In the early stages of a SaaS company, there is just one sales team – the Account Executive team – that owns both new and expansion revenue goals.
As the organization evolves, there is an increased focus on Net Revenue Retention (NRR) and the ability to expand revenue through up-sells and cross-sells. When this expansion revenue base becomes sizable (say a few $M in expansion revenue potential annually) companies start to think of the right strategy to drive expansion deals.
The question that comes up then is, “Should you let your Account Executives close expansion deals or build a dedicated Account Management team?”. And an even bigger problem – “Where does the Customer Success team fit into all of this?”.
Your search ends here. I have put together below, a framework to determine the ownership for revenue on expansion deals.
There are two main factors that guide the thought process on this:
- Complexity of the initial deal closed
- Effort required to close the expansion deal
Complexity of the initial deal closed
Complexity of the initial deal can be measured in a few ways:
- Length of the sales cycle
- Size of the customer
- Annual Contract Value (ACV) of the initial deal
Typically, all these three factors are correlated. Larger ACV deal sizes are associated with customer organizations of larger size, which require a longer sales cycle to close the initial deal. The longer the initial sales cycle or larger the ACV, typically the more complex the initial deal is.
Effort required to close the expansion deal
The type of expansion deals that happen can be categorized into two types:
- Organic (revenue expansion happens because of the inherent structure of the initial deal)
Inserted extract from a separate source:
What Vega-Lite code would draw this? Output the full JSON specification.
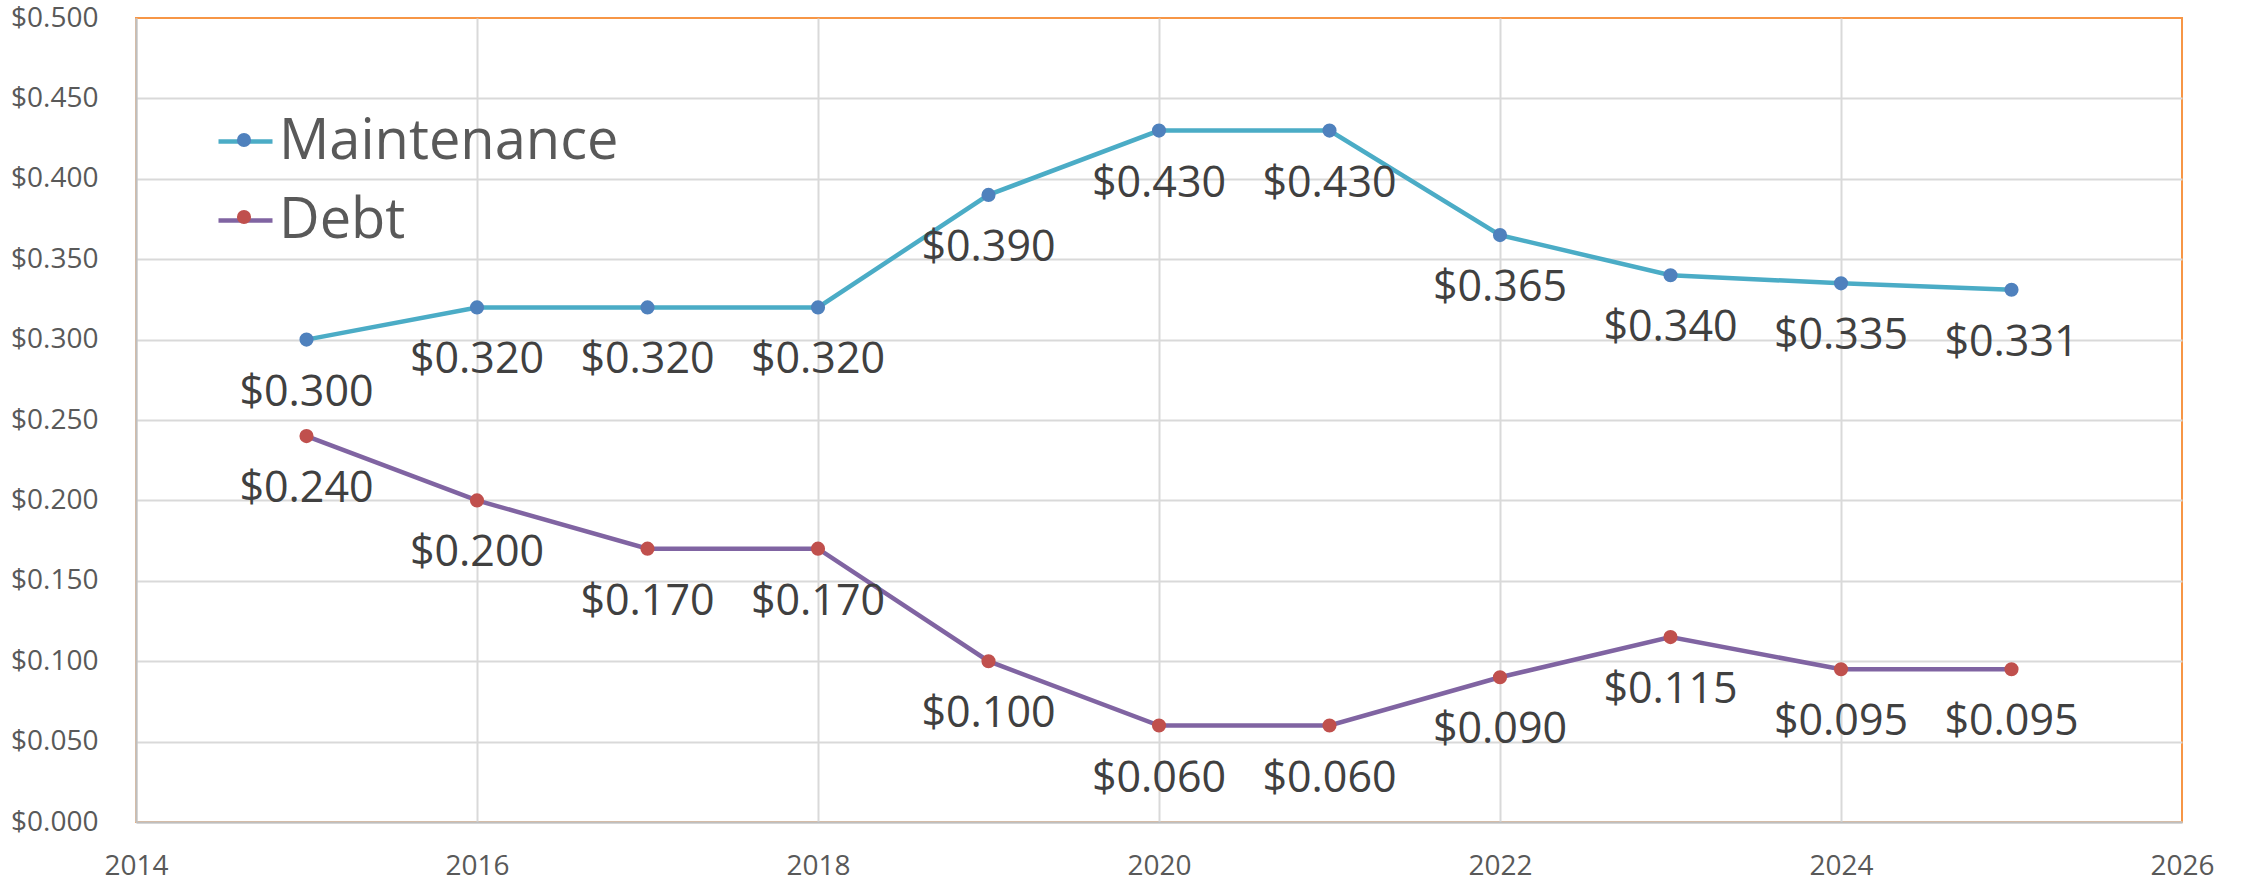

- Inorganic (revenue expansion happens because of purchase decisions taken at the customer organization post-initial purchase)
In the case of Organic revenue expansion, there is minimal sales effort required and they happen as a benefit of increased consumption of the product or price increase set up as part of the initial deal.
In the case of Inorganic revenue expansion, it could be broken down further into two:
- Same product, same buyer: Nudging the customer to a higher pricing plan that offers more functionality within the same product or use case. The decision maker here is the same person/team as the one in the initial deal. However, there is still some convincing that needs to be done before revenue expansion can happen.
- Different buyer or Different product: These are cases where the same product could be sold to a different team within the customer organization (eg. internal helpdesk software sold to different departments like IT team, finance team, HR team etc) or, alternatively, selling a different product/solution from your company to the same/different buyer. These cases are the hardest forms of revenue expansion, as it may involve building a use-case from ground up and the customer is no more than a warm lead to start off.
Framework for revenue expansion deals
Putting both of these together, here is a framework to determine ownership for revenue expansion deals
For organic revenue expansion, it makes sense to have Customer Success own the expansion in addition to renewals. The continued consumption of the product is based on the assumption that the needs of the customer are met and they are happy in adopting the solution further. This falls right in the alley of Customer Success and they are best suited to own this.
Some organizations, though, who sell to large enterprises (multi-quarter sales cycles for the initial deal), retain revenue expansion ownership with the Account Executive even if the expansion efforts are minimal. The complexity of the initial deal warrants heavy initial effort and customer stakeholder mapping to win the deal. Also, typically, the fruits of the efforts taken by the Account Executive do not reflect in the initial ACV size. By retaining the revenue expansion ownership, the thought is that the Account Executive is sufficiently incentivized to put in that massive initial effort.
On the flip side, wherever there is a lot of effort required to close expansion deals, it makes sense to invest in an Account Management team. There is considerable sales effort involved in convincing a new buyer in the customer organization or even convincing the existing buyer of the new use case from ground-up. This makes the team pursuing the expansion deal, pretty much a hunting team looking for opportunities within their defined customer set.
You obviously do not want the Customer Success team to do this. You also do not want to divert the focus away for the Account Executive team from new business. If revenue expansion potential is something that you are betting large on, invest in a dedicated Account Management team for such expansion deals.
For all cases with moderate effort of expansion, what I have seen is a split of ownership between Customer Success, Account Management and Account Executive teams, typically determined by the size of the customer.
Like all frameworks, take this as a base and apply your own company specific intricacies. Your company may have one or more of such combinations of deals. Think about the stage of your SaaS company, the $ expansion revenue base and potential, the way you would like your customers to engage with your company etc. before taking a final decision.